Exercise prompt: Both the line containing "Write the Chart.js code for this chart." and the line containing "const noLig = s" belong in the copy, as do all lines between them, copied exactly; pictures do not.

--- Available records ---

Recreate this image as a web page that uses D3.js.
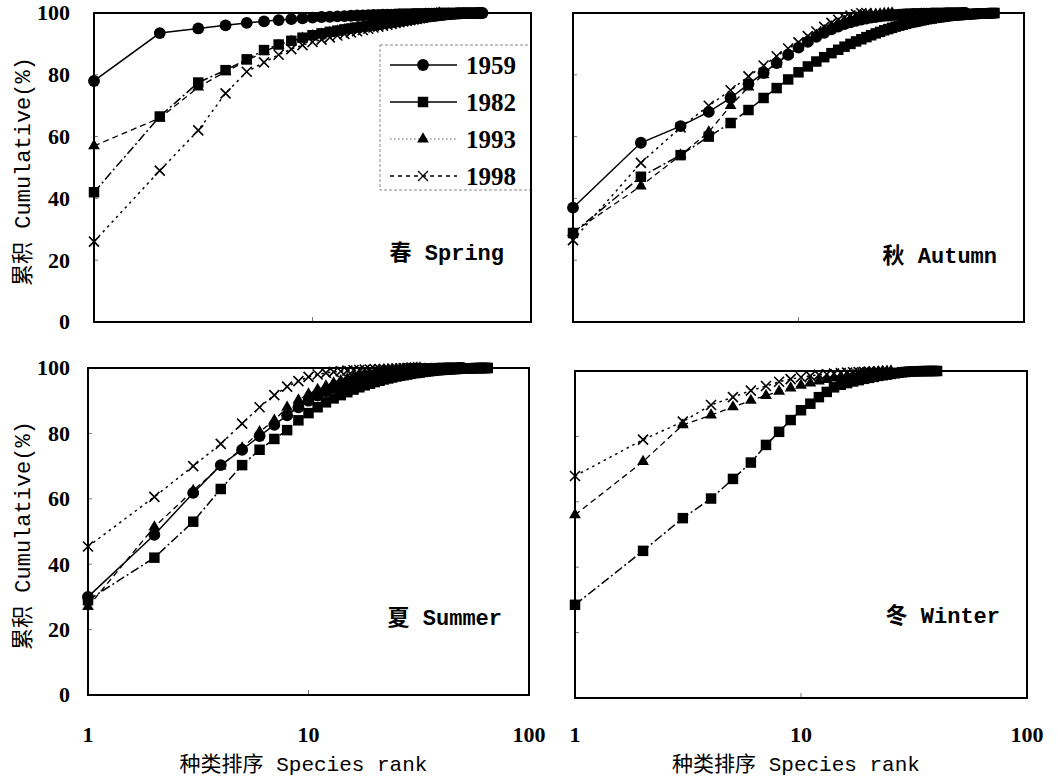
<!DOCTYPE html>
<html lang="zh">
<head>
<meta charset="utf-8">
<title>Cumulative curves by season</title>
<script src="https://cdn.jsdelivr.net/npm/d3@7"></script>
<style>
body{margin:0;background:#fff;}
.num{font-family:"Liberation Serif",serif;font-weight:bold;font-size:22px;fill:#000;}
.ttl{font-family:"Liberation Mono","Noto Sans CJK SC",monospace;font-size:22px;fill:#000;}
.season{font-family:"Liberation Mono","Noto Sans CJK SC",monospace;font-size:22px;font-weight:bold;fill:#000;}
</style>
</head>
<body>
<svg id="chart" width="1058" height="781"></svg>
<script>
// years and ticks
const years = ["1959", "1982", "1993", "1998"];
const yTicks = [0, 20, 40, 60, 80, 100];
const xTicks = [1, 10, 100];

// cumulative % by species rank (rank = index+1)
const spring1959 = [78,93.5,95,96,96.8,97.3,97.7,98.0,98.3,98.5,98.7,98.8,98.9,99.0,99.1,99.2,99.25,99.3,99.35,99.4,
  99.45,99.5,99.5,99.55,99.6,99.6,99.65,99.65,99.7,99.7,99.72,99.74,99.76,99.78,99.8,99.8,99.82,99.84,99.85,99.86,
  99.87,99.88,99.89,99.9,99.9,99.91,99.92,99.93,99.94,99.95,99.95,99.96,99.97,99.97,99.98,99.98,99.99,99.99,100,100];
const spring1982 = [42,66.5,77.5,81.5,85,88,89.8,91,92,92.8,93.4,93.9,94.3,94.7,95.0,95.3,95.6,95.9,96.1,96.3,
  96.5,96.7,96.9,97.1,97.3,97.5,97.7,97.9,98.1,98.2,98.4,98.5,98.7,98.8,98.9,99.0,99.1,99.2,99.3,99.4,
  99.5,99.55,99.6,99.65,99.7,99.75,99.8,99.85,99.9,99.95,100];
const spring1993 = [57,66,76,81,84.5,87.5,89.5,90.8,91.8,92.6,93.2,93.7,94.2,94.6,95.0,95.3,95.6,95.9,96.2,96.4,
  96.6,96.8,97.0,97.2,97.4,97.6,97.8,98.0,98.2,98.4,98.6,98.8,99.0,99.2,99.4,99.6,99.8,100];
const spring1998 = [26,49,62,74,81,84,86.5,88.3,89.6,90.6,91.4,92.1,92.7,93.2,93.7,94.1,94.5,94.9,95.3,95.6,
  95.9,96.2,96.5,96.8,97.0,97.3,97.5,97.7,97.9,98.1,98.3,98.5,98.7,98.9,99.0,99.2,99.3,99.4,99.5,99.6,
  99.7,99.8,99.9,100];

const autumn1959 = [37,58,63.4,68,72.5,77,80.6,83.8,86.5,88.8,90.7,92.3,93.6,94.7,95.6,96.4,97.0,97.5,97.9,98.2,
  98.5,98.7,98.9,99.05,99.2,99.3,99.4,99.5,99.55,99.6,99.65,99.7,99.72,99.74,99.76,99.78,99.8,99.82,99.84,99.86,
  99.87,99.88,99.89,99.9,99.91,99.92,99.93,99.94,99.95,99.96,99.97,99.98,99.99,100,100];
const autumn1982 = [28.8,47,54,60,64.4,68.6,72.5,75.7,78.5,80.8,82.7,84.3,85.7,87,88.1,89.1,90,90.8,91.5,92.2,
  92.8,93.4,93.9,94.4,94.8,95.2,95.6,95.9,96.2,96.5,96.8,97.0,97.2,97.4,97.6,97.8,98.0,98.1,98.2,98.4,
  98.5,98.6,98.7,98.8,98.9,99.0,99.1,99.15,99.2,99.25,99.3,99.35,99.4,99.45,99.5,99.55,99.6,99.63,99.66,99.69,
  99.72,99.75,99.78,99.8,99.82,99.84,99.86,99.88,99.9,99.92,99.94,99.96,99.98,100];
const autumn1993 = [29,44,54,61.5,70,76,80,83.5,86.5,89,91,92.8,94.3,95.5,96.5,97.3,98,98.5,98.9,99.2,
  99.4,99.6,99.7,99.8,99.9,100];
const autumn1998 = [26.5,51.5,63,70,75,79.5,83,86,88.5,90.5,92.5,94,95.5,96.8,97.8,98.6,99.2,99.6,99.9,100];

const summer1959 = [30,49,61.8,70.3,75,79.2,82.6,85.5,88,90,91.6,92.9,94,94.9,95.7,96.3,96.8,97.2,97.6,97.9,
  98.2,98.4,98.6,98.8,99.0,99.1,99.2,99.3,99.4,99.5,99.55,99.6,99.65,99.7,99.74,99.78,99.8,99.83,99.86,99.88,
  99.9,99.92,99.94,99.95,99.96,99.97,99.98,99.99,100,100];
const summer1982 = [29,42,53,63,70.3,75,78.3,81,84,86.2,88,89.5,90.7,91.7,92.6,93.4,94.1,94.7,95.2,95.7,
  96.1,96.5,96.8,97.1,97.4,97.6,97.8,98.0,98.2,98.4,98.5,98.6,98.8,98.9,99.0,99.1,99.2,99.3,99.35,99.4,
  99.45,99.5,99.55,99.6,99.65,99.7,99.72,99.75,99.78,99.8,99.83,99.86,99.88,99.9,99.92,99.94,99.96,99.97,99.98,99.99,
  100,100,100,100,100];
const summer1993 = [27,51.4,62.5,70,75.5,80.5,84,88,90.2,92,93.4,94.5,95.4,96.1,96.7,97.2,97.6,98,98.3,98.6,
  98.8,99.0,99.2,99.35,99.5,99.6,99.7,99.8,99.85,99.9,99.95,100];
const summer1998 = [45.4,60.6,70,76.8,83,88,91.7,94.3,96,97.3,98.0,98.5,98.8,99.0,99.2,99.3,99.4,99.5,99.55,99.6,
  99.65,99.7,99.75,99.8,99.82,99.85,99.88,99.9,99.93,99.96,99.98,100];

const winter1982 = [28.5,45,55,61,67,72,77.4,81.4,85,88,90,92,93.6,95,95.8,96.3,96.8,97.2,97.6,97.9,
  98.2,98.5,98.7,98.9,99.1,99.3,99.45,99.6,99.7,99.8,99.85,99.9,99.93,99.95,99.97,99.98,99.99,100,100,100];
const winter1993 = [56,72.3,83.5,86.5,89,91,92.5,93.8,94.8,95.6,96.3,96.9,97.4,97.8,98.2,98.5,98.8,99.0,99.2,99.4,
  99.55,99.7,99.8,99.9,100];
const winter1998 = [67.9,79,84.5,89.6,92,94,95.4,96.7,97.5,98.1,98.5,98.8,99.0,99.2,99.35,99.5,99.6,99.7,99.75,99.8,
  99.85,99.9,99.95,100];

// panels: layout + which series they carry
const panels = [
  {label:"春 Spring", x0:94, x1:531, y0:13, y1:322, labPos:0.8, yLab:true, xLab:false, legend:true,
   series:{"1959":spring1959,"1982":spring1982,"1993":spring1993,"1998":spring1998}},
  {label:"秋 Autumn", x0:573, x1:1024, y0:13, y1:322, labPos:0.81, yLab:false, xLab:false, legend:false,
   series:{"1959":autumn1959,"1982":autumn1982,"1993":autumn1993,"1998":autumn1998}},
  {label:"夏 Summer", x0:88, x1:529, y0:368, y1:695, labPos:0.785, yLab:true, xLab:true, legend:false,
   series:{"1959":summer1959,"1982":summer1982,"1993":summer1993,"1998":summer1998}},
  {label:"冬 Winter", x0:575, x1:1027, y0:371, y1:698, labPos:0.772, yLab:false, xLab:true, legend:false,
   series:{"1982":winter1982,"1993":winter1993,"1998":winter1998}}
];

// line dash + marker per year
const dash = {"1959":null, "1982":"9,3,2,3", "1993":"6,4", "1998":"2.5,4"};
const legendDash = {"1959":null, "1982":null, "1993":"1.5,2.5", "1998":"4,4"};
const legendStroke = {"1959":"#000", "1982":"#000", "1993":"#999", "1998":"#000"};

function marker(year){
  if(year==="1959") return d3.symbol(d3.symbolCircle, 110)();
  if(year==="1982") return d3.symbol(d3.symbolSquare, 110)();
  if(year==="1993") return d3.symbol(d3.symbolTriangle, 60)();
  return "M-5,-5L5,5M-5,5L5,-5";
}

const svg = d3.select("#chart");

panels.forEach(p => {
  const x = d3.scaleLog().domain([1,100]).range([p.x0, p.x1]);
  const y = d3.scaleLinear().domain([0,100]).range([p.y1, p.y0]);
  const g = svg.append("g");

  // small inner ticks
  g.selectAll(".yt").data(yTicks.slice(1,-1)).join("line")
    .attr("x1", p.x0).attr("x2", p.x0+4)
    .attr("y1", d=>y(d)).attr("y2", d=>y(d))
    .attr("stroke","#777").attr("stroke-width",1);
  g.append("line").attr("x1", x(10)).attr("x2", x(10))
    .attr("y1", p.y1).attr("y2", p.y1-5)
    .attr("stroke","#777").attr("stroke-width",1);

  const line = d3.line().x((d,i)=>x(i+1)).y(d=>y(d));

  Object.keys(p.series).forEach(yr => {
    const vals = p.series[yr];
    g.append("path").datum(vals)
      .attr("d", line)
      .attr("fill","none").attr("stroke","#000")
      .attr("stroke-width", yr==="1993" ? 1.3 : 1.5)
      .attr("stroke-dasharray", dash[yr]);
    const m = g.selectAll(".m"+yr).data(vals).join("path")
      .attr("transform",(d,i)=>`translate(${x(i+1)},${y(d)})`)
      .attr("d", marker(yr));
    if(yr==="1998") m.attr("fill","none").attr("stroke","#000").attr("stroke-width",1.6);
    else m.attr("fill","#000");
  });

  // frame
  g.append("rect").attr("x",p.x0).attr("y",p.y0)
    .attr("width",p.x1-p.x0).attr("height",p.y1-p.y0)
    .attr("fill","none").attr("stroke","#000").attr("stroke-width",2);

  // y tick labels
  if(p.yLab){
    g.selectAll(".yl").data(yTicks).join("text").attr("class","num")
      .attr("x", 70).attr("y", d=>y(d)).attr("dy","0.34em")
      .attr("text-anchor","end").text(d=>d);
    g.append("text").attr("class","ttl")
      .attr("transform",`translate(30,${(p.y0+p.y1)/2+4}) rotate(-90)`)
      .attr("text-anchor","middle").text("累积 Cumulative(%)");
  }
  if(p.xLab){
    g.selectAll(".xl").data(xTicks).join("text").attr("class","num")
      .attr("x", d=>x(d)).attr("y", 742)
      .attr("text-anchor","middle").text(d=>d);
    g.append("text").attr("class","ttl").style("font-size","21px")
      .attr("x",(p.x0+p.x1)/2-5).attr("y",771)
      .attr("text-anchor","middle")
      .text("种类排序 Species rank");
  }

  g.append("text").attr("class","season")
    .attr("x", p.x1-27).attr("y", p.y0 + (p.y1-p.y0)*p.labPos)
    .attr("text-anchor","end").text(p.label);

  if(p.legend){
    const lg = g.append("g");
    lg.append("rect").attr("x",380).attr("y",45).attr("width",p.x1-380).attr("height",145)
      .attr("fill","#fff").attr("stroke","#888").attr("stroke-width",1)
      .attr("stroke-dasharray","3,2");
    years.forEach((yr,i) => {
      const cy = 65 + i*37;
      lg.append("line").attr("x1",390).attr("x2",457).attr("y1",cy).attr("y2",cy)
        .attr("stroke",legendStroke[yr]).attr("stroke-width",1.5)
        .attr("stroke-dasharray",legendDash[yr]);
      const mk = lg.append("path").attr("transform",`translate(423,${cy})`).attr("d",marker(yr));
      if(yr==="1998") mk.attr("fill","none").attr("stroke","#000").attr("stroke-width",1.4);
      else mk.attr("fill","#000");
      lg.append("text").attr("class","num").style("font-size","25px")
        .attr("x",466).attr("y",cy).attr("dy","0.34em").text(yr);
    });
    // redraw right border over legend box
    g.append("line").attr("x1",p.x1).attr("x2",p.x1).attr("y1",p.y0).attr("y2",p.y1)
      .attr("stroke","#000").attr("stroke-width",2);
  }
});
</script>
</body>
</html>
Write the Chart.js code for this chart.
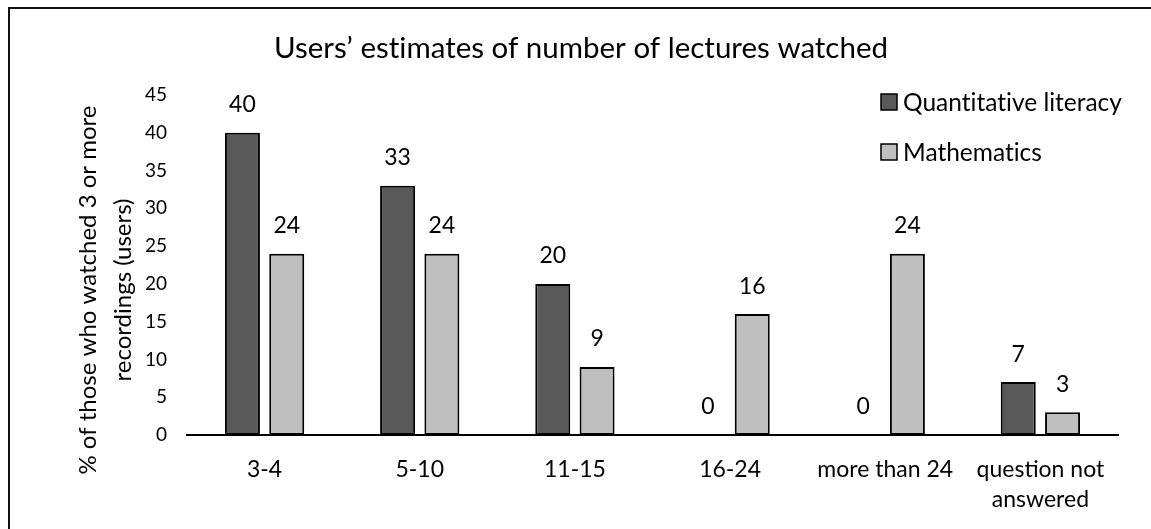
<!DOCTYPE html>
<html>
<head>
<meta charset="utf-8">
<script src="https://cdn.jsdelivr.net/npm/chart.js@4/dist/chart.umd.min.js"></script>
<style>
  html, body { margin: 0; padding: 0; background: #fff; }
  #wrap { position: relative; width: 1151px; height: 529px; }
</style>
</head>
<body>
<div id="wrap"><canvas id="c"></canvas></div>
<script>
const categories = ['3-4', '5-10', '11-15', '16-24', 'more than 24', ['question not', 'answered']];
const quantitativeLiteracy = [40, 33, 20, 0, 0, 7];
const mathematics = [24, 24, 9, 16, 24, 3];
const seriesNames = ['Quantitative literacy', 'Mathematics'];
const yTicks = [0, 5, 10, 15, 20, 25, 30, 35, 40, 45];
const chartTitle = 'Users\u2019 estimates of number of lectures watched';
const yTitleLines = ['% of those who watched 3 or more', 'recordings (users)'];

const FONT = 'Lato, "Liberation Sans", sans-serif';
// break Lato's "ti" ligature so the text looks like the reference
const noLig = s => s.replace(/ti/g, 't\u200Ci').replace(/f([il])/g, 'f\u200C$1');

const framePlugin = {
  id: 'frame',
  beforeDraw(chart) {
    const ctx = chart.ctx;
    ctx.save();
    ctx.strokeStyle = '#111';
    ctx.lineWidth = 2;
    ctx.beginPath();
    ctx.moveTo(9, chart.height);
    ctx.lineTo(9, 8);
    ctx.lineTo(chart.width, 8);
    ctx.stroke();
    ctx.restore();
  }
};

const textPlugin = {
  id: 'texts',
  afterDraw(chart) {
    const ctx = chart.ctx;
    ctx.save();
    ctx.fillStyle = '#000';
    // title
    ctx.font = '29.5px ' + FONT;
    ctx.textAlign = 'center';
    ctx.textBaseline = 'middle';
    ctx.fillText(noLig(chartTitle), 581, 48);
    // y axis title
    ctx.save();
    ctx.translate(0, 290);
    ctx.rotate(-Math.PI / 2);
    ctx.font = '24px ' + FONT;
    ctx.fillText(noLig(yTitleLines[0]), 0, 88);
    ctx.fillText(noLig(yTitleLines[1]), 0, 123);
    ctx.restore();
    // legend
    const ds = chart.data.datasets;
    ctx.font = '24.5px ' + FONT;
    ctx.textAlign = 'left';
    ds.forEach((d, i) => {
      const cy = 102 + i * 50;
      ctx.fillStyle = d.backgroundColor;
      ctx.fillRect(881, cy - 8, 16, 16);
      ctx.strokeStyle = '#000';
      ctx.lineWidth = 1.5;
      ctx.strokeRect(881, cy - 8, 16, 16);
      ctx.fillStyle = '#000';
      ctx.fillText(noLig(d.label), 903, cy + 1);
    });
    // data labels
    ctx.font = '23px ' + FONT;
    ctx.textAlign = 'center';
    ds.forEach((d, i) => {
      const meta = chart.getDatasetMeta(i);
      meta.data.forEach((bar, j) => {
        ctx.fillText(String(d.data[j]), bar.x, bar.y - 28);
      });
    });
    ctx.restore();
  }
};

new Chart(document.getElementById('c'), {
  type: 'bar',
  data: {
    labels: categories,
    datasets: [
      {
        label: seriesNames[0],
        data: quantitativeLiteracy,
        backgroundColor: '#595959',
        borderColor: '#000',
        borderWidth: 2,
        borderSkipped: false,
        categoryPercentage: 0.571,
        barPercentage: 0.79
      },
      {
        label: seriesNames[1],
        data: mathematics,
        backgroundColor: '#bfbfbf',
        borderColor: '#000',
        borderWidth: 2,
        borderSkipped: false,
        categoryPercentage: 0.571,
        barPercentage: 0.79
      }
    ]
  },
  options: {
    responsive: true,
    maintainAspectRatio: false,
    animation: false,
    layout: { padding: { top: 95, right: 33, bottom: 0, left: 0 } },
    plugins: {
      legend: { display: false },
      title: { display: false },
      tooltip: { enabled: false }
    },
    scales: {
      x: {
        grid: { display: false, drawTicks: false },
        border: { display: true, color: '#000', width: 2 },
        ticks: {
          color: '#000',
          font: { family: FONT, size: 23, lineHeight: '30px' },
          padding: 20,
          maxRotation: 0,
          autoSkip: false
        },
        afterFit(s) { s.height = 94; }
      },
      y: {
        min: 0,
        max: 45,
        afterBuildTicks(s) { s.ticks = yTicks.map(v => ({ value: v })); },
        grid: { display: false, drawTicks: false },
        border: { display: false },
        ticks: {
          color: '#000',
          font: { family: FONT, size: 19 },
          padding: 20
        },
        afterFit(s) { s.width = 187; }
      }
    }
  },
  plugins: [framePlugin, textPlugin]
});
</script>
</body>
</html>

---

Solution to the exercise:
Write the Chart.js code for this chart.
<!DOCTYPE html>
<html>
<head>
<meta charset="utf-8">
<script src="https://cdn.jsdelivr.net/npm/chart.js@4/dist/chart.umd.min.js"></script>
<style>
  html, body { margin: 0; padding: 0; background: #fff; }
  #wrap { position: relative; width: 1151px; height: 529px; }
</style>
</head>
<body>
<div id="wrap"><canvas id="c"></canvas></div>
<script>
const categories = ['3-4', '5-10', '11-15', '16-24', 'more than 24', ['question not', 'answered']];
const quantitativeLiteracy = [40, 33, 20, 0, 0, 7];
const mathematics = [24, 24, 9, 16, 24, 3];
const seriesNames = ['Quantitative literacy', 'Mathematics'];
const yTicks = [0, 5, 10, 15, 20, 25, 30, 35, 40, 45];
const chartTitle = 'Users\u2019 estimates of number of lectures watched';
const yTitleLines = ['% of those who watched 3 or more', 'recordings (users)'];

const FONT = 'Lato, "Liberation Sans", sans-serif';
// break Lato's "ti" ligature so the text looks like the reference
const noLig = s => s.replace(/ti/g, 't\u200Ci').replace(/f([il])/g, 'f\u200C$1');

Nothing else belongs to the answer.